For $A$ of dimension 4 we set $\underline{V}_A$ to be the kernel of ${\rm{Trd}}:\underline{A} \rightarrow \mathbf{A}^1_k$; speaking in terms of kernel of ${\rm{Trd}}$ is a bit nicer than speaking in terms of orthogonal complements so that one doesn't need to separately consider characteristic 2 (where the relationship between quadratic forms and symmetric bilinear forms breaks down). This $\underline{V}_A$ is an affine space of dimension 3 over $k$ on which ${\rm{Nrd}}$ is a non-degenerate quadratic form $q_A$ (i.e., zero locus is a smooth conic in the projective plane $\mathbf{P}(V_A^{\ast})$, where $V_A := \underline{V}_A(k)$): indeed, these assertions are "geometric" in nature, so it suffices to check them over $k_s$, where $A$ becomes a matrix algebra and we can verify everything by inspection.

We will show that the natural map of affine varieties $$\underline{{\rm{Isom}}}(\underline{A}, \underline{A}') \simeq \underline{{\rm{CIsom}}}((\underline{V}_A, q_A), (\underline{V}_{A'}, q_{A'}))/\mathbf{G}_m$$ from the "isomorphism variety" to the "variety of conformal isometries mod unit-scaling" is an isomorphism; once that is shown, by Hilbert 90 we could pass to $k$-points to conclude that isomorphisms among such $A$'s correspond exactly to conformal isometries among such $(V_A, q_A)$'s up to unit scaling. It suffices to check this isomorphism assertion for varieties over $k_s$, where it becomes the assertion that the natural map $$\underline{{\rm{Aut}}}_{{\rm{Mat}}_2/k} \rightarrow {\rm{CAut}}_{({\rm{Mat}}_2^{{\rm{Tr}}=0}, \det)/k}/\mathbf{G}_m$$ from the Aut-scheme to the scheme of conformal isometries up to unit-scaling is an isomorphism. But this is precisely the natural map $${\rm{PGL}}_2 \rightarrow {\rm{PGO}}(-z^2-xy) = {\rm{PGO}}(xy+z^2) = {\rm{SO}}(xy+z^2) = {\rm{SO}}_3$$ between smooth affine $k$-groups that is classically known to be an isomorphism over any field $k$ (can check bijectivity on geometric points and the isomorphism property on tangent spaces at the identity points).

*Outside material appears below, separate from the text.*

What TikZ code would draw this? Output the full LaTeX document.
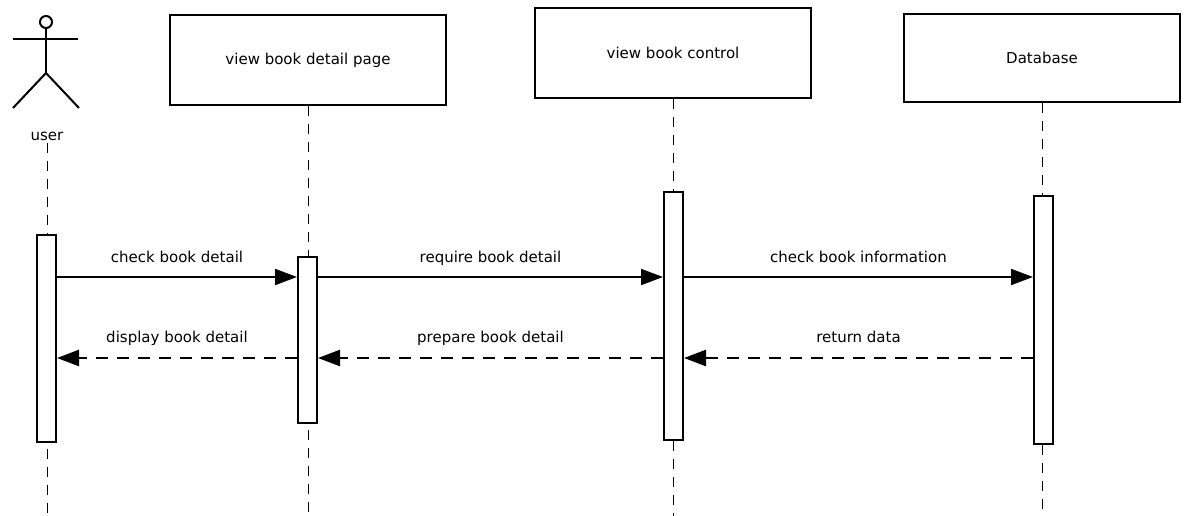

Finally, we want to show that every 3-dimensional non-degenerate quadratic space $(V, q)$ is conformal to $(V_A, q_A)$ for some $A$. Note that if such an $A$ exists then it is unique up to unique isomorphism in the sense that if $A$ and $A$ are two such equipped with conformal isometries $(V_A, q_A) \simeq (V, q) \simeq (V_{A'}, q_{A'})$ then this composite conformal isometry arises from a unique isomorphism $A \simeq A'$ of $k$-algebras. Hence, by Galois descent (!) it suffices to check existence over $k_s$! But over a separably closed field the smooth projective conic has a rational point, so $(V, q)_{k_s}$ contains a hyperbolic plane and thus is isometric to $xy + \lambda z^2$ on $k_s^3$ for some $\lambda \in k_s^{\times}$. This is conformal to $(-1/\lambda)q_{k_s}$, but $(1/\lambda)xy - z^2$ and $-x'y' - z^2$ are clearly isometric, and the latter is ${\rm{Mat}}_2^{{\rm{Tr}}=0}$ equipped with the restriction of det.

On a conceptual level, I would like to see this as an instance of a sporadic isomorphism of algebraic groups. Take the conjugation action of $GL_2$ on the space of $2\times 2$-matrices with trace 0, equipped with the trace form. One can show that this induces an isomorphism $PGL_2\cong SO(3)$. This is discussed e.g. in this MO-question. From the isomorphism of algebraic groups, you get a bijection $$H^1(k,PGL_2)\cong H^1(k,SO(3)).$$ These are étale/Galois cohomology groups classifying étale locally trivial torsors over $\operatorname{Spec} k$ with the appropriate structure group. Now identify $PGL_2$-torsors with central simple algebras of dimension $4$, this is done e.g. in the book of Gille-Szamuely "Central simple algebras and Galois cohomology". On the other side, identify $SO(3)$-torsors with quadratic form of trivial discriminant. This should give the bijection in the question.